■ REQUIREMENTS:
Gather the lines from the material that contain "this".

┌────────

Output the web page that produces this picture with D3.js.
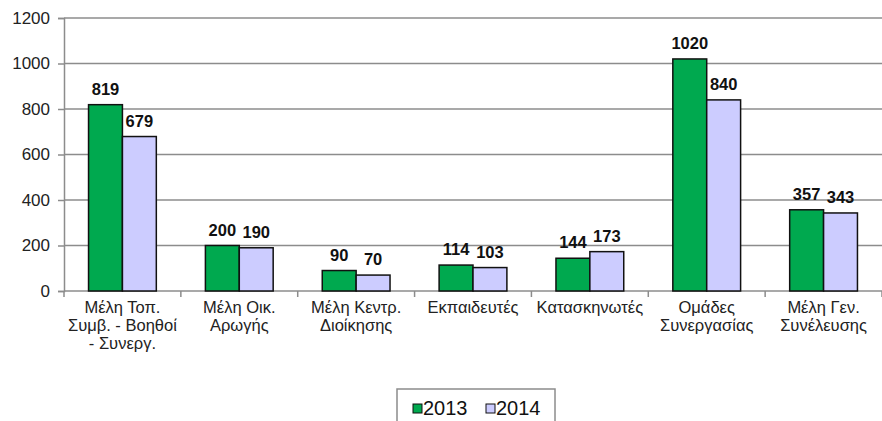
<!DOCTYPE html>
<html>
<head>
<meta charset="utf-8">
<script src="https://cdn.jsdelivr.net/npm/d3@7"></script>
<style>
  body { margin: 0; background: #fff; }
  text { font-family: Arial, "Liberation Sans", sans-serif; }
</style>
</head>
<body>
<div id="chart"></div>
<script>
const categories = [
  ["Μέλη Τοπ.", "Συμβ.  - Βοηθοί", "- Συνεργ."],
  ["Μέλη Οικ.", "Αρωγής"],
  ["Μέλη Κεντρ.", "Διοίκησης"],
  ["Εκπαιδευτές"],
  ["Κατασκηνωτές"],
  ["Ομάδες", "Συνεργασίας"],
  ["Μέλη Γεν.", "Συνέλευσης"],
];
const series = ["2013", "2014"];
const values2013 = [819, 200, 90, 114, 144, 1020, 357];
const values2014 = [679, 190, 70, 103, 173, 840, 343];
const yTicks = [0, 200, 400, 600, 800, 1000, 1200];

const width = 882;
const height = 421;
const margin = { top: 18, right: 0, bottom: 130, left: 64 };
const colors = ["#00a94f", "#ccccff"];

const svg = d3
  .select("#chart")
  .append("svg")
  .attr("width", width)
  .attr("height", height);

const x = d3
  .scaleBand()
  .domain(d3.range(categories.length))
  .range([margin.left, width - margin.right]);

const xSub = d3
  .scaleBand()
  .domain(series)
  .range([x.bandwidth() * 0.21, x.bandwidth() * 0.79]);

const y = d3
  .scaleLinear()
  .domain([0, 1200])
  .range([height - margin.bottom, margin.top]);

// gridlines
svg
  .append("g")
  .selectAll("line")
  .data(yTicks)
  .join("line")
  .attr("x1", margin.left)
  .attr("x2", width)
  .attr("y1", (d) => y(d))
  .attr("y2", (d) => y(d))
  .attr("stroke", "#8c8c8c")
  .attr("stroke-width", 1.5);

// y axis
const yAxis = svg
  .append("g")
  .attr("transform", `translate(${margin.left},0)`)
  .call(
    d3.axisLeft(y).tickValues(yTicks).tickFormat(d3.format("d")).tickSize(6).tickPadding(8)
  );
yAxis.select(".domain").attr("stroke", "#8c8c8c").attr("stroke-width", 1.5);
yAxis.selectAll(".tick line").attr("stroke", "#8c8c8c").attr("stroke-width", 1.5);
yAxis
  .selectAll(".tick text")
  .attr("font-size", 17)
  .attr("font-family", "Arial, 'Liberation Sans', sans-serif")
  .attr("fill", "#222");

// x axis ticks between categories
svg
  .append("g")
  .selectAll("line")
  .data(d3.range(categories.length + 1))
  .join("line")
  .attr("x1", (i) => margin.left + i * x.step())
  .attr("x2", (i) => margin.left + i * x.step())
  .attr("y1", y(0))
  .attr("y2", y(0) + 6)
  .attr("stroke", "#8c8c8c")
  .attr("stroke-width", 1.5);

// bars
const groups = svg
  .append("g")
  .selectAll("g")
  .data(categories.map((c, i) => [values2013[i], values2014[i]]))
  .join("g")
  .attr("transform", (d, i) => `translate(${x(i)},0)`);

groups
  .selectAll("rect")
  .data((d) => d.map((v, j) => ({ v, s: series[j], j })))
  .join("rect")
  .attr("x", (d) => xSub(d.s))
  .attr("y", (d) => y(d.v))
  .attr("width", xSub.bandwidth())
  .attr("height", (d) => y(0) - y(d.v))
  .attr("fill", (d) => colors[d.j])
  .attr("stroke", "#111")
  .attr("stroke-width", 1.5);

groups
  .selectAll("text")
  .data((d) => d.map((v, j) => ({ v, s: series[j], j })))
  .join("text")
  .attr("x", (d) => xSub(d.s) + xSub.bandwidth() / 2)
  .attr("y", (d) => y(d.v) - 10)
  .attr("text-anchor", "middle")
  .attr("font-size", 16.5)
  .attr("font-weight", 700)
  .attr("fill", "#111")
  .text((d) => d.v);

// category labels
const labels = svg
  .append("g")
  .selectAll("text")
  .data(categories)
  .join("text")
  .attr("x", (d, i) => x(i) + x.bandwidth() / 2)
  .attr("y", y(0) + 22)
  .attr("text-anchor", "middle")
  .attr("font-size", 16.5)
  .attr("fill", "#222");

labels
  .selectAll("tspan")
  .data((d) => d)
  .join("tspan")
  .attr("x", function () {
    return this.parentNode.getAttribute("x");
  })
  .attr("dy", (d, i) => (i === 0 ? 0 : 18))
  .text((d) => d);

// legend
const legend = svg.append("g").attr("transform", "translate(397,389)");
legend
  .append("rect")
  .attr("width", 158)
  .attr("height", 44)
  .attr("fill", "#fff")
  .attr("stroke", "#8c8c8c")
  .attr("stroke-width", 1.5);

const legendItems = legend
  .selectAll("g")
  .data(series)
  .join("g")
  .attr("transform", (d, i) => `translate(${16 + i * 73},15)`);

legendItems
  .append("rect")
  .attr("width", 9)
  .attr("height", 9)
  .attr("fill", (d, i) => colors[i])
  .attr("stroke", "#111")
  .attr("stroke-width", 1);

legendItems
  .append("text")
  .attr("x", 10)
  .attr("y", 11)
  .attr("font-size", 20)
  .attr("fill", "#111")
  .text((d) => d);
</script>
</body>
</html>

└────────

■ SOLUTION TO THE EXERCISE:
Output the web page that produces this picture with D3.js.
    return this.parentNode.getAttribute("x");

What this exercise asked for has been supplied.